━━ SUPPLIED MATERIAL

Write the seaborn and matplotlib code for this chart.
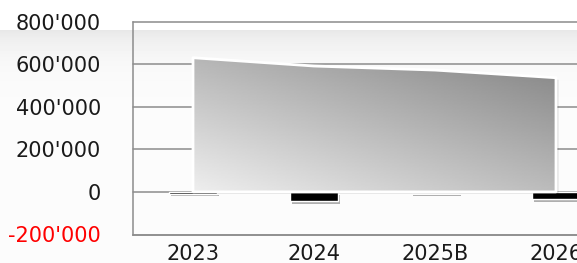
import matplotlib.pyplot as plt
import matplotlib.patheffects as pe
import numpy as np
import pandas as pd
import seaborn as sns
from matplotlib.ticker import FuncFormatter
from matplotlib.transforms import offset_copy


YEARS = ["2023", "2024", "2025B", "2026"]
AREA_VALUES = [630000, 591000, 572000, 536000]
BAR_VALUES = [-8000, -45000, -5000, -34000]
Y_TICKS = [-200000, 0, 200000, 400000, 600000, 800000]

W, H = 577, 263
GRID = "#8c8c8c"


def swiss(v, _pos=None):
    return f"{int(v):,}".replace(",", "'")


def draw_background(fig):
    # soft grey band that fades downwards, starting a bit below the top edge
    band = fig.add_axes([0, 0, 1, (H - 30) / H], zorder=-10)
    d = np.arange(H - 30)[:, None]
    shade = 252 - 20 * np.exp(-d / 22.0)
    img = np.repeat(shade, 10, axis=1)
    band.imshow(img, cmap="gray", vmin=0, vmax=255, aspect="auto", origin="upper")
    band.axis("off")


def draw_area(fig, ax):
    x = np.arange(len(YEARS))
    # drop shadow sits below the gradient, so it only peeks out right/below
    shadow = ax.fill_between(x, 0, AREA_VALUES, facecolor=(0, 0, 0, 0.12), edgecolor="none",
                             zorder=3.4)
    shadow.set_transform(offset_copy(ax.transData, fig=fig, x=2.5, y=-2, units="dots"))

    poly = ax.fill_between(x, 0, AREA_VALUES, facecolor="none", edgecolor="white",
                           linewidth=2.0, zorder=4)

    # diagonal grey gradient clipped to the area outline
    top = max(AREA_VALUES)
    u = np.linspace(0, 1, 200)[None, :]
    v = np.linspace(0, 1, 100)[:, None]
    grad = 238 - 50 * u - 56 * v
    im = ax.imshow(grad, cmap="gray", vmin=0, vmax=255, aspect="auto", origin="lower",
                   extent=[x[0], x[-1], 0, top], zorder=3.5, interpolation="bilinear")
    im.set_clip_path(poly.get_paths()[0], transform=ax.transData)


def main():
    sns.set_style("white")
    plt.rcParams["font.family"] = ["DejaVu Sans"]

    fig = plt.figure(figsize=(W / 100, H / 100), dpi=100)
    fig.patch.set_facecolor("white")
    draw_background(fig)

    left, bottom, top = 132.5 / W, (H - 234.5) / H, (H - 21.5) / H
    ax = fig.add_axes([left, bottom, 1 - left, top - bottom])
    ax.set_facecolor("none")

    df = pd.DataFrame({"year": YEARS, "bar": BAR_VALUES})
    sns.barplot(data=df, x="year", y="bar", color="black", saturation=1, width=0.4,
                edgecolor="white", linewidth=1.0, ax=ax, zorder=3)
    for bar in ax.patches:
        bar.set_path_effects([pe.SimplePatchShadow(offset=(1.5, -2), alpha=0.3), pe.Normal()])

    draw_area(fig, ax)

    ax.set_xlim(-0.5, -0.5 + (W - 132.5) / 121)
    ax.set_ylim(-200000, 800000)
    ax.set_yticks(Y_TICKS)
    ax.yaxis.set_major_formatter(FuncFormatter(swiss))
    ax.set_xlabel("")
    ax.set_ylabel("")

    ax.yaxis.grid(True, color=GRID, linewidth=1.1)
    ax.set_axisbelow(True)
    for gl in ax.get_ygridlines():
        gl.set_clip_on(False)

    for side in ["top", "right"]:
        ax.spines[side].set_visible(False)
    for side in ["left", "bottom"]:
        ax.spines[side].set_color(GRID)
        ax.spines[side].set_linewidth(1.1)

    ax.tick_params(axis="y", length=5.8, width=1.1, color=GRID, pad=17,
                   labelsize=15, labelcolor="#1a1a1a")
    ax.tick_params(axis="x", length=0, pad=7, labelsize=15, labelcolor="#1a1a1a")
    ax.get_yticklabels()[0].set_color("red")

    fig.savefig("out.png", dpi=100)


if __name__ == "__main__":
    main()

━━━━

» **EXERCISE DIRECTIONS**: From the opening line of the listing above through the line bearing "from matplotlib.transforms import offset_copy", repeat each line exactly. Drop every picture.

» **RESPONSE TO THIS EXERCISE**:
Write the seaborn and matplotlib code for this chart.
import matplotlib.pyplot as plt
import matplotlib.patheffects as pe
import numpy as np
import pandas as pd
import seaborn as sns
from matplotlib.ticker import FuncFormatter
from matplotlib.transforms import offset_copy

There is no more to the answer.